Their legitimacy was open to question from their founding, in part because
their boundaries seldom lie along natural divisions in the cultural geography.
Sects, tribes, and ethnic groups overlap. Frequently, representatives of one
tribe or sect—often a minority—form the political elite. They treat the state
as a private hunting preserve, stealing such wealth as it has while supplying
government as incompetent as it is corrupt.
On top
of weak states has been laid a demographic bomb, in the form of vast
populations of young men with nothing to do and no prospects. So what will they
do? Fight.
They
will fight us, they will fight their neighbors, they will fight each other in
supply-side war, war occurring not as Clausewitz’s politics carried on by other
means but war driven simply by an over-supply of warriors. If this sounds
strange to moderns, it would have been familiar to our tribal ancestors.
Finally,
we think of jihad as something waged by Islam against non-Muslims, but quite
often it has been between one Islamic sect and another. Now Islamists are once
again declaring jihad on each other. In June the New York Times reported on an influential Sunni cleric who “has
issued a fatwa, or religious decree, calling on Muslims around the world to
help Syrian rebels . . . and labeling Hezbollah and Iran”—both Shi’ite—“enemies
of Islam ‘more infidel than Jews and Christians.’” David Gardner’s Financial Times piece tells of a
“conclave of Sunni clerics meeting in Cairo [that] declared a jihad against
what it called a ‘declaration of war on Islam’ by the ‘Iranian regime,
Hezbollah and its sectarian allies.’”
How
should the West react to all this? With quiet rejoicing. Our strategic
objective should be to get Islamists to expend their energies on each other
rather than on us. An old aphorism says the problem with Balkans is that they
produce more history than they can consume locally. Our goal should be to
encourage the Muslim world to consume all its history—of which it will be
producing a good deal—as locally as possible.

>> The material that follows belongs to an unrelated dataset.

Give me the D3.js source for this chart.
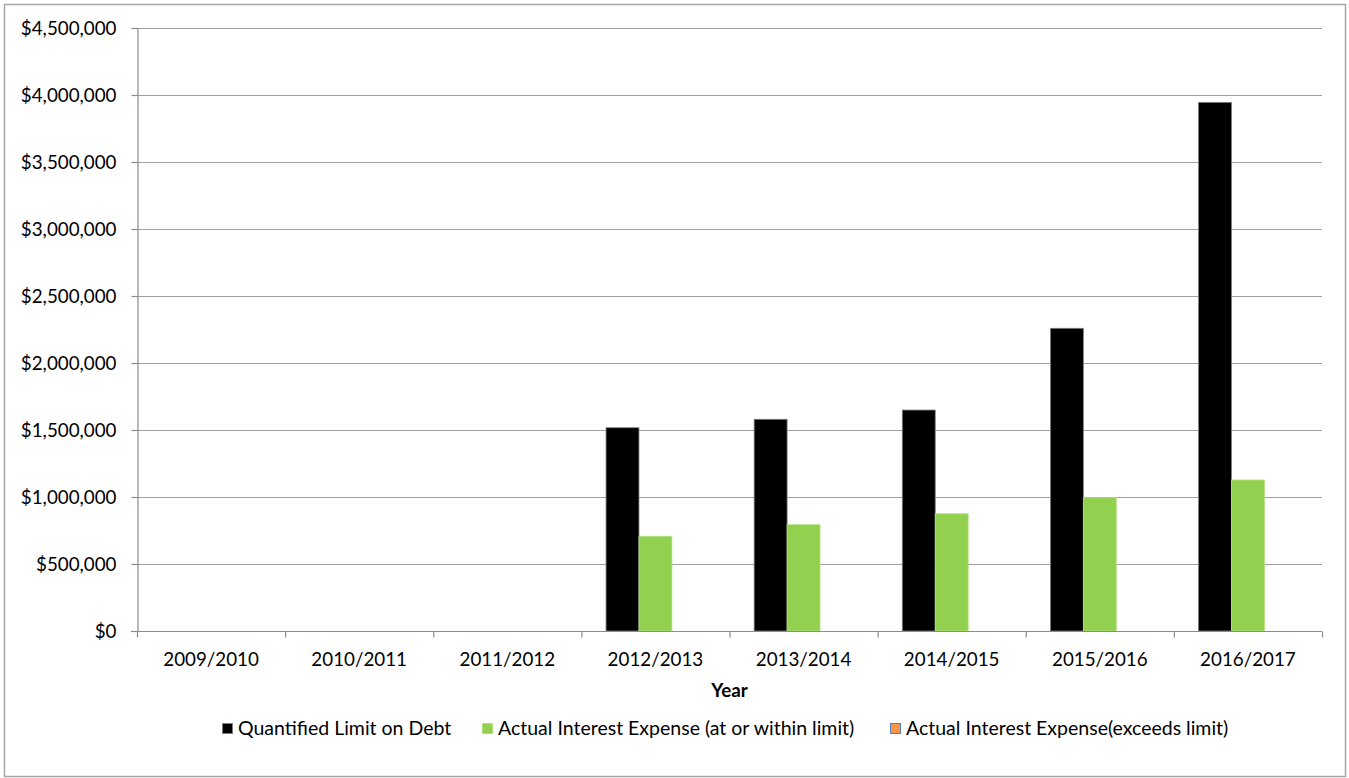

Think of it as “farm to table”
war.
All we
should do, or can do, to obtain this objective is to stay out. We ought not
meddle, no matter how subtly; if we do, inevitably, it will blow up in our
faces. Just go home, stay home, bolt the doors (especially to refugees who will
act out their jihads here), close the windows, and find a good opera on
television—perhaps “The Abduction From the Seraglio.”